I talked to a man in a memory care facility who my grandfather employed at his bar in the 70s. He’d tell me stories my grandfather wouldn’t tell his own friends, let alone his grandson. He also told me what the women in the facility used to get up to back in the day. His memory seemed sharp at first, but if I asked him to go into further detail, he’d forget what story he just told me, so I just let him rant.
During my most recent visit, I woke up at 4 a.m. to join my grandfather in his morning ritual, meeting up with his Portuguese buddies at the nearby McDonald’s. The four of them sip McCafé roasts without cream and gossip for the next hour. I ask what happened to the rest of the group I saw last time. My grandfather replies, “If you want to get the whole group together, you have to drive over to Center Avenue,” referring to the Los Banos District Cemetery.

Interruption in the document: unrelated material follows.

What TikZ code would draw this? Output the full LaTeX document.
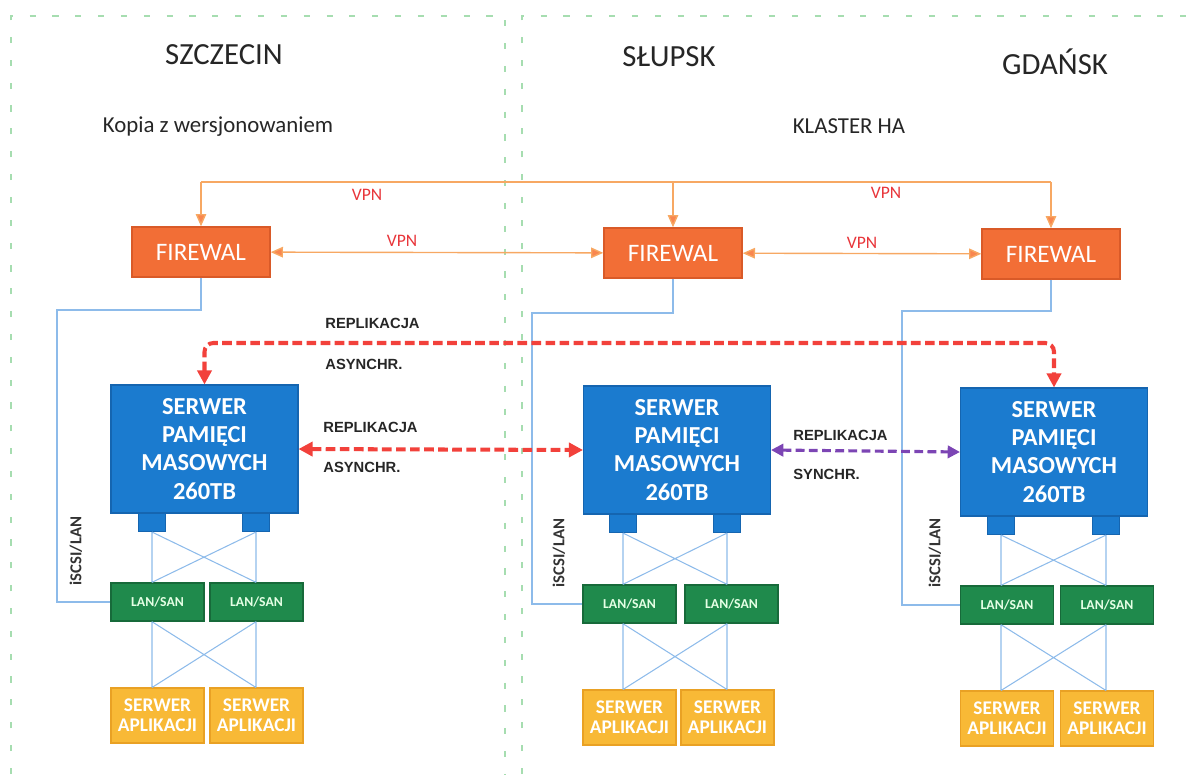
\documentclass[tikz,border=0pt]{standalone}
\usepackage{fontspec}
\setmainfont{Carlito}
\newfontfamily\labelfont{Liberation Sans}
\usetikzlibrary{positioning,arrows.meta}

\definecolor{fworange}{HTML}{F26E36}
\definecolor{fwedge}{HTML}{D95A28}
\definecolor{vpnorange}{HTML}{F7A863}
\definecolor{vpnred}{HTML}{E8353A}
\definecolor{stblue}{HTML}{1B7BCF}
\definecolor{stedge}{HTML}{1565B0}
\definecolor{lsgreen}{HTML}{1F8A4C}
\definecolor{lsedge}{HTML}{176A3A}
\definecolor{apyellow}{HTML}{F8B936}
\definecolor{apedge}{HTML}{E9A124}
\definecolor{linkblue}{HTML}{8DBBEA}
\definecolor{asynred}{HTML}{F2413B}
\definecolor{synpurple}{HTML}{7C45B4}
\definecolor{framegreen}{HTML}{A6DDB0}

\begin{document}
\begin{tikzpicture}[
    x=0.02cm, y=-0.02cm,
    every node/.style={inner sep=0pt},
    frame/.style={draw=framegreen, line width=0.7pt, dash pattern=on 3.5pt off 9.5pt},
    city/.style={font=\fontsize{17.5}{20}\selectfont, text=black!85},
    note/.style={font=\fontsize{13}{15}\selectfont, text=black!85},
    firewall/.style={draw=fwedge, fill=fworange, line width=0.8pt, minimum width=2.76cm, minimum height=1cm, text=white, font=\fontsize{14.3}{16}\selectfont},
    storage/.style={draw=stedge, fill=stblue, line width=0.6pt, minimum width=3.74cm, minimum height=2.56cm, align=center, text=white, font=\bfseries\fontsize{13.9}{16}\selectfont},
    port/.style={draw=stedge, fill=stblue, line width=0.6pt, minimum width=0.54cm, minimum height=0.36cm, anchor=north},
    lansan/.style={draw=lsedge, fill=lsgreen, line width=0.8pt, minimum width=1.86cm, minimum height=0.76cm, text=green!10, font=\bfseries\fontsize{7.8}{9}\selectfont},
    appbox/.style={draw=apedge, fill=apyellow, line width=0.6pt, minimum width=1.86cm, minimum height=1.1cm, align=center, text=white, font=\bfseries\fontsize{11}{11.5}\selectfont},
    vpnline/.style={draw=vpnorange, line width=0.8pt},
    vpntip/.style={-{Triangle[length=7pt,width=6pt,fill=vpnorange!80!red]}},
    vpnboth/.style={{Triangle[length=7pt,width=6pt,fill=vpnorange!80!red]}-{Triangle[length=7pt,width=6pt,fill=vpnorange!80!red]}},
    vpnlabel/.style={text=vpnred, font=\fontsize{10}{12}\selectfont},
    link/.style={draw=linkblue, line width=0.6pt},
    iscsi/.style={rotate=90, text=black!80, font=\bfseries\fontsize{9.5}{11}\selectfont},
    asyn/.style={draw=asynred, line width=2.3pt, dash pattern=on 5.5pt off 2.5pt, {Triangle[length=8pt,width=8pt]}-{Triangle[length=8pt,width=8pt]}},
    syn/.style={draw=synpurple, line width=1.8pt, dash pattern=on 5pt off 2.5pt, {Triangle[length=7pt,width=7pt]}-{Triangle[length=7pt,width=7pt]}},
    repllabel/.style={anchor=west, text=black!85, font=\labelfont\bfseries\fontsize{8.4}{10}\selectfont}
]
\useasboundingbox (0,0) rectangle (1186,774);

% ramki lokalizacji
\draw[frame] (11,774) -- (11,16) -- (505,16) -- (505,774);
\draw[frame] (522,774) -- (522,16) -- (1186,16);

% nazwy miast
\node[city] (szczecin) at (224,55) {SZCZECIN};
\node[city] (slupsk) at (669,57) {SŁUPSK};
\node[city] (gdansk) at (1055,62) {GDAŃSK};
\node[note] (kopia) at (218,127) {Kopia z wersjonowaniem};
\node[note] (klaster) at (849,126) {KLASTER HA};

% firewalle
\node[firewall] (fw1) at (201,252) {FIREWAL};
\node[firewall] (fw2) at (673,253) {FIREWAL};
\node[firewall] (fw3) at (1051,254) {FIREWAL};

% VPN
\coordinate (vpntop) at (0,182);
\draw[vpnline] (fw1.north |- vpntop) -- (fw3.north |- vpntop);
\foreach \f in {fw1,fw2,fw3}
  \draw[vpnline, vpntip] (\f.north |- vpntop) -- (\f.north);
\draw[vpnline, vpnboth] (fw1) -- (fw2);
\draw[vpnline, vpnboth] (fw2) -- (fw3);
\node[vpnlabel] (vpn1) at (367,195) {VPN};
\node[vpnlabel] (vpn2) at (886,193) {VPN};
\node[vpnlabel] (vpn3) at (402,241) {VPN};
\node[vpnlabel] (vpn4) at (862,243) {VPN};

% serwery pamieci masowych
\node[storage] (st1) at (204.5,449) {SERWER\\PAMIĘCI\\MASOWYCH\\260TB};
\node[storage] (st2) at (677,450) {SERWER\\PAMIĘCI\\MASOWYCH\\260TB};
\node[storage] (st3) at (1054,452) {SERWER\\PAMIĘCI\\MASOWYCH\\260TB};

% porty
\node[port] (p11) at (152,513) {};
\node[port] (p12) at (256,513) {};
\node[port] (p21) at (623,514) {};
\node[port] (p22) at (727,514) {};
\node[port] (p31) at (1001,516) {};
\node[port] (p32) at (1106,516) {};

% przelaczniki LAN/SAN
\node[lansan] (ls11) at (157.5,602) {LAN/SAN};
\node[lansan] (ls12) at (256.5,602) {LAN/SAN};
\node[lansan] (ls21) at (629.5,604) {LAN/SAN};
\node[lansan] (ls22) at (731.5,604) {LAN/SAN};
\node[lansan] (ls31) at (1007,605) {LAN/SAN};
\node[lansan] (ls32) at (1107,605) {LAN/SAN};

% serwery aplikacji
\node[appbox] (ap11) at (157.5,715.5) {SERWER\\APLIKACJI};
\node[appbox] (ap12) at (256.5,715.5) {SERWER\\APLIKACJI};
\node[appbox] (ap21) at (629.5,717.5) {SERWER\\APLIKACJI};
\node[appbox] (ap22) at (727.5,717.5) {SERWER\\APLIKACJI};
\node[appbox] (ap31) at (1007,718.5) {SERWER\\APLIKACJI};
\node[appbox] (ap32) at (1107,718.5) {SERWER\\APLIKACJI};

% polaczenia krzyzowe
\foreach \s in {1,2,3} {
  \draw[link] (p\s1.south) -- (p\s1.south |- ls\s1.north)
              (p\s2.south) -- (p\s2.south |- ls\s2.north)
              (p\s1.south) -- (p\s2.south |- ls\s2.north)
              (p\s2.south) -- (p\s1.south |- ls\s1.north);
  \draw[link] (p\s1.south |- ls\s1.south) -- (p\s1.south |- ap\s1.north)
              (p\s2.south |- ls\s2.south) -- (p\s2.south |- ap\s2.north)
              (p\s1.south |- ls\s1.south) -- (p\s2.south |- ap\s2.north)
              (p\s2.south |- ls\s2.south) -- (p\s1.south |- ap\s1.north);
}

% iSCSI/LAN
\coordinate (sc1) at (57,310);
\coordinate (sc2) at (532,313);
\coordinate (sc3) at (902,311);
\draw[link] (fw1.south) |- (sc1) |- (ls11.west);
\draw[link] (fw2.south) |- (sc2) |- (ls21.west);
\draw[link] (fw3.south) |- (sc3) |- (ls31.west);
\node[iscsi] (is1) at (76,551) {iSCSI/LAN};
\node[iscsi] (is2) at (559,553) {iSCSI/LAN};
\node[iscsi] (is3) at (935,553) {iSCSI/LAN};

% replikacja
\coordinate (rtop) at (0,343);
\draw[asyn, rounded corners=5pt] (st1.north) -- (st1.north |- rtop) -- (st3.north |- rtop) -- (st3.north);
\draw[asyn] (st1.east) -- (st2.west);
\draw[syn] (st2.east) -- (st3.west);
\node[repllabel] (r1a) at (325,323) {REPLIKACJA};
\node[repllabel] (r1b) at (325,364) {ASYNCHR.};
\node[repllabel] (r2a) at (323,427) {REPLIKACJA};
\node[repllabel] (r2b) at (323,467) {ASYNCHR.};
\node[repllabel] (r3a) at (793,435) {REPLIKACJA};
\node[repllabel] (r3b) at (793,474) {SYNCHR.};

\end{tikzpicture}
\end{document}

Listening to these men, you realize they all share the same story, just with different names filling the roles. They grew up with immigrant parents, met their wives in high school, deployed to Vietnam, came back and started businesses, drank a lot, never left Los Banos, and knew everybody within a twenty-mile radius.
I have an appreciation for the lives they’ve built here and for the preservation of a culture that shaped the community into what it is today. There aren’t many tight-knit American towns quite like it. Tell these men your last name and they know your entire family tree. Yes, they’re all old white men, but they’re also some of the last to be bound by a culture that came from somewhere else.
These men didn’t pass down their native languages to their children. They cared about the historic landmarks and festivals, yet didn’t ensure the preservation of the actual culture within their homes. They kept that side of themselves tucked away, almost as a way to strengthen their class within their own community. My theory is that it gave them a way to ensure no one could understand their gossip. These men do not have filters, and maybe they shouldn’t. Boys will be boys, even if they walk through the door in tennis ball-protected walkers.
Eventually, the morning shift at McDonald’s won’t be serving anyone but the drive-thru San Jose commuters. Their mid-century homes will be gutted to make way for your gray-and-white boxes. Their family land will be sold off by disagreeing relatives to developers, just so you can finally get another big-box store and a car wash.
I’ll still visit. But the version of this place they created will be long gone by then. Just don’t let Wool Growers or España’s close.